++++ SUPPLIED ENTRIES

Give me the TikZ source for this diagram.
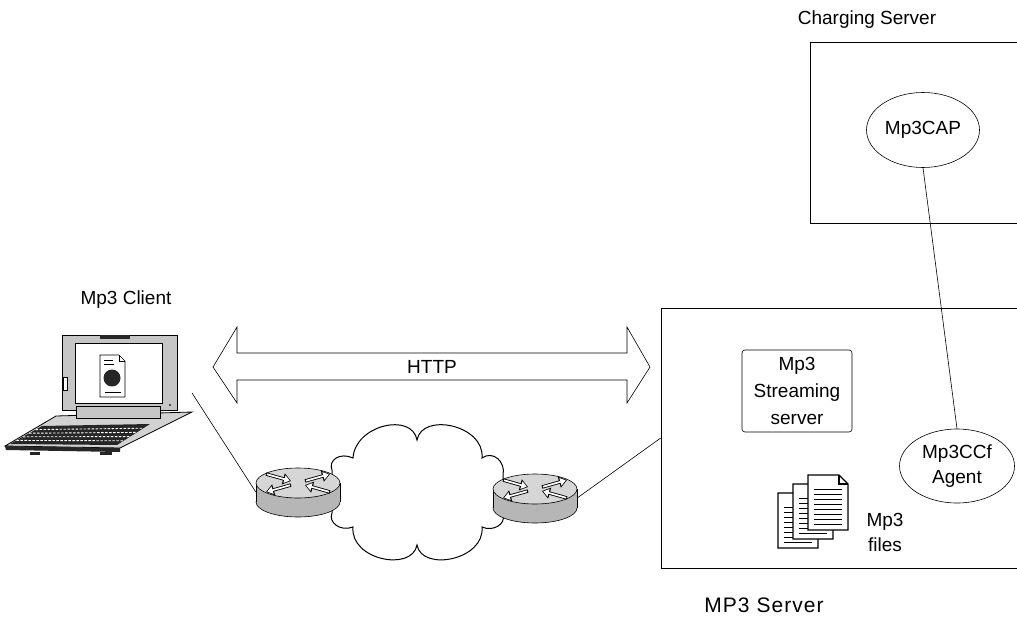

++++++++
++++ SUPPLIED ENTRIES

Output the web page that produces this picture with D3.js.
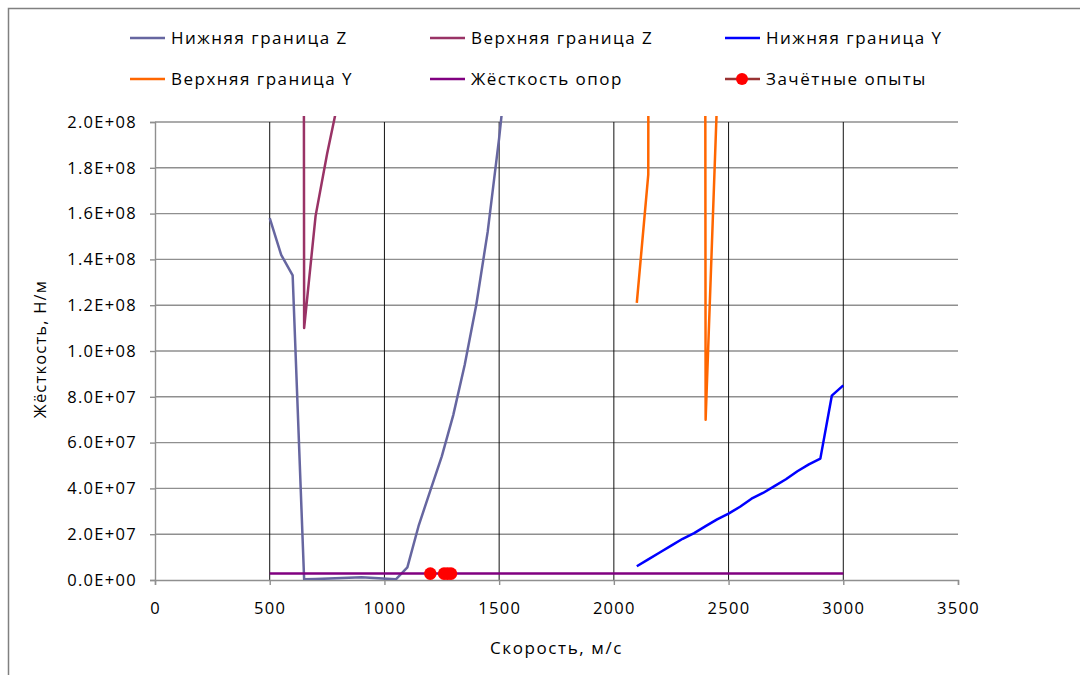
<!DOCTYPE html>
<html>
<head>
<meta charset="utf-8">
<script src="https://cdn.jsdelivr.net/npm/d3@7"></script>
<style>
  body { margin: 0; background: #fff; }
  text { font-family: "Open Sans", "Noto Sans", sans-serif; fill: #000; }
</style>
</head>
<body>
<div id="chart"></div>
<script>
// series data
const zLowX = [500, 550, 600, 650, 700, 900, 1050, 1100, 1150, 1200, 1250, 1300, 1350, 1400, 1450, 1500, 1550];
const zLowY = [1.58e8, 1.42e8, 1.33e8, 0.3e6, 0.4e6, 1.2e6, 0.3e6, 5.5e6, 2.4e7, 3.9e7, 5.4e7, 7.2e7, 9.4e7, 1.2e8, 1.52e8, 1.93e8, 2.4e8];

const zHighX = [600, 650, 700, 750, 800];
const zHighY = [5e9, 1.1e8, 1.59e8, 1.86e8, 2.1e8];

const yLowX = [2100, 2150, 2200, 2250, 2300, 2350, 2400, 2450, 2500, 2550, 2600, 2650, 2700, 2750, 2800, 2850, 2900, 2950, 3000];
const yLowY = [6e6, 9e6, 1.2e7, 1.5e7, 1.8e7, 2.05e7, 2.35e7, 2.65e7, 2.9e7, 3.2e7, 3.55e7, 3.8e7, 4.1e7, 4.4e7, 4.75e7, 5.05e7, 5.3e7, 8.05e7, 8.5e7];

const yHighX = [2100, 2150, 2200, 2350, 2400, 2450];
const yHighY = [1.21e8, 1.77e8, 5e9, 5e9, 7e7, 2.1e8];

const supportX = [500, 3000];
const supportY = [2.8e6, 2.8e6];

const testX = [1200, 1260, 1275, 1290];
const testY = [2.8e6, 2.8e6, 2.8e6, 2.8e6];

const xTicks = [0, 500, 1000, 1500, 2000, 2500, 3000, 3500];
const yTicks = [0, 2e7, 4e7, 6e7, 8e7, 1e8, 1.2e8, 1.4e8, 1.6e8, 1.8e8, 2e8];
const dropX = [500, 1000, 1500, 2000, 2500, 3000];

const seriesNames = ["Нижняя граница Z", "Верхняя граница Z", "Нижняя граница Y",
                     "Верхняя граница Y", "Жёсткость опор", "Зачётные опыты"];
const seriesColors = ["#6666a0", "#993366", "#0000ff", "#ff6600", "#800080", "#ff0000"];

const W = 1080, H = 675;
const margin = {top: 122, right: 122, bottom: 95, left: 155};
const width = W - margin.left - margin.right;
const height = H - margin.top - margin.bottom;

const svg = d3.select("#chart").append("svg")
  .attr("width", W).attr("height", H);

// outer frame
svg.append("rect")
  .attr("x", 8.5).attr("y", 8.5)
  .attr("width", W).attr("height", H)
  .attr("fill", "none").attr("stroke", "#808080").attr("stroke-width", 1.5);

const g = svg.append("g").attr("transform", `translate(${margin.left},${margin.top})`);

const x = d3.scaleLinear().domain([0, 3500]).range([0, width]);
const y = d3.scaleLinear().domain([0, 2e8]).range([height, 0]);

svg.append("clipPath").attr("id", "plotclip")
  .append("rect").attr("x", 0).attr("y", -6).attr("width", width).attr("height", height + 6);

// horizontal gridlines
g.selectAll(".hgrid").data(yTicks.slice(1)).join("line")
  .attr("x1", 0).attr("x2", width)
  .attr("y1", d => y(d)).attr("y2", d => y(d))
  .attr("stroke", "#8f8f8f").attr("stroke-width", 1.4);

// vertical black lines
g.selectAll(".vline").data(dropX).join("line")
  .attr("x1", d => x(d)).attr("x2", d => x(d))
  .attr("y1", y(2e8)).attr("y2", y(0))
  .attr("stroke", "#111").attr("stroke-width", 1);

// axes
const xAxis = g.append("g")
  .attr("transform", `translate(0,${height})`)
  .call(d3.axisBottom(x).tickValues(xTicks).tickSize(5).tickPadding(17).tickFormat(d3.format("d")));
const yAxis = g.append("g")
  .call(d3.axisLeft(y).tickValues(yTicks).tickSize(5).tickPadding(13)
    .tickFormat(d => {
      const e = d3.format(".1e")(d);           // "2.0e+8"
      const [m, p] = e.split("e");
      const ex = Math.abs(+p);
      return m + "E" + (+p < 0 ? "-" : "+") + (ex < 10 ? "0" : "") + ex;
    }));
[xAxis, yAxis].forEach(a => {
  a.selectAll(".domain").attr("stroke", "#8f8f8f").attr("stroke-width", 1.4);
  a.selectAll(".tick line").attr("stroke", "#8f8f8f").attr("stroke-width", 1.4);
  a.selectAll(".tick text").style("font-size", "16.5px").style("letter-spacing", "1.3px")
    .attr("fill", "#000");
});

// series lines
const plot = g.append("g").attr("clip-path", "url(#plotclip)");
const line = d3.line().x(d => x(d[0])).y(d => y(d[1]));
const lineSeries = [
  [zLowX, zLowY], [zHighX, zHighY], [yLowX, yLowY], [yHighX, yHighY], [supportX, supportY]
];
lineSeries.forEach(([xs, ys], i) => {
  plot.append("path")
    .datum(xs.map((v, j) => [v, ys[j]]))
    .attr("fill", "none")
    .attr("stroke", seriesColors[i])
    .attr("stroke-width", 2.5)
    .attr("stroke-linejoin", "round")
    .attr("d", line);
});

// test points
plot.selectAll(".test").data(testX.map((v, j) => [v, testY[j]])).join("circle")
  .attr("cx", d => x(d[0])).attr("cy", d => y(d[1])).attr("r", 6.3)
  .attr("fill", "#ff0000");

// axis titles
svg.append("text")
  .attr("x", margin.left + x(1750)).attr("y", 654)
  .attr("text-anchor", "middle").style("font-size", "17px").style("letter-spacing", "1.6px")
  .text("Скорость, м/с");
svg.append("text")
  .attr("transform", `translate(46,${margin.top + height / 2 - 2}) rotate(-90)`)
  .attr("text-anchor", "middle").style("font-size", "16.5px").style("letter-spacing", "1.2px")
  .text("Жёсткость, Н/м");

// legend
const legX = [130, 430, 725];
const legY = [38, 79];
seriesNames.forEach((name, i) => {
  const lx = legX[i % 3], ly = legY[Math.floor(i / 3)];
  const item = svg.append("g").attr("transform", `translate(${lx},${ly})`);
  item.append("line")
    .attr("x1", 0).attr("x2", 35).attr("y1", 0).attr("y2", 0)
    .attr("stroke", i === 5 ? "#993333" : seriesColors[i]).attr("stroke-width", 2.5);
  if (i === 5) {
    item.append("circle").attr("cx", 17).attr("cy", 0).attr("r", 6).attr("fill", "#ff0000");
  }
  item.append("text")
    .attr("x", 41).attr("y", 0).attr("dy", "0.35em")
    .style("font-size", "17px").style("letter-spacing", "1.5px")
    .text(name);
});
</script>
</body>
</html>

++++++++

WHAT TO DO: Find every line of the data that holds the string "picture", then say how many there are and nothing else.

SOLUTION TO THIS PROBLEM: 1